Из всех записанных версий моих песен любимой у меня была запись Джонни Риверса. Очевидно было, что мы с ним – из одной части города, нам делали те же выговоры, мы из одной музыкальной семьи и скроены по одной мерке. Когда я слушал, как Джонни исполняет «Натурально 4-ю улицу», его версия нравилась мне больше моей. Я слушал ее снова и снова. Большинство чужих исполнений моих песен забирало куда-то влево, в тихую заводь, а Риверс по праву оставался в центре: его отношение и мелодическое чувство были настолько полны, что превосходили даже то, что я в эту песню вкладывал. Хотя чего я удивлялся? То же самое он сделал с «Мэйбеллин» и «Мемфисом» [48] Чака Берри. Когда я услышал, как Джонни поет мою песню, стало очевидно, что жизнь так же брала его за глотку, как и меня.
48
Maybellene; Memphis Tennessee.
Но пройдет еще несколько лет, прежде чем я доеду до Солнечной земли. Сейчас я разглядывал комнату, смотрел в заднее окно и видел, как опускаются сумерки. Лед толстым слоем нарос на перилах пожарной лестницы. Я посмотрел вниз, в переулок, затем поднял голову к крышам, перевел взгляд от одной башни к другой. Снова пошел снег, он укрывал цемент, укрывал землю. Если я и строил себе какую-то новую жизнь для жизни, сейчас так не казалось. Да и не то чтобы я свернул, как одеяло, какую-то старую.
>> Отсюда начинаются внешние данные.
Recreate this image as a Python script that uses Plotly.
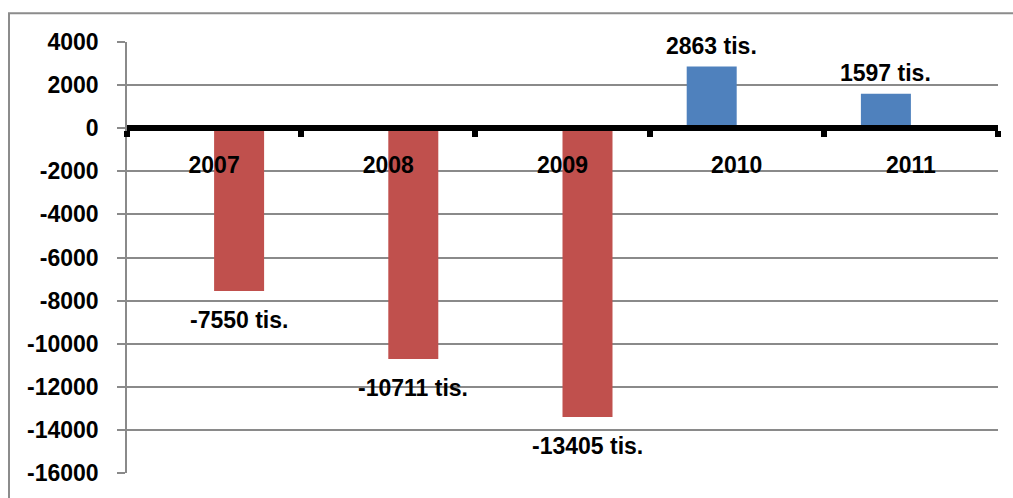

Хотелось мне одного – понять какие-то вещи, а потом от них освободиться. Мне нужно было выучиться спрессовывать эти вещи, эти идеи. Они были слишком велики, неохватны одним взглядом, как те книги в библиотеке, как все, что лежало здесь на столах. Если поймешь правильно, сможешь вместить все в один абзац или один куплет.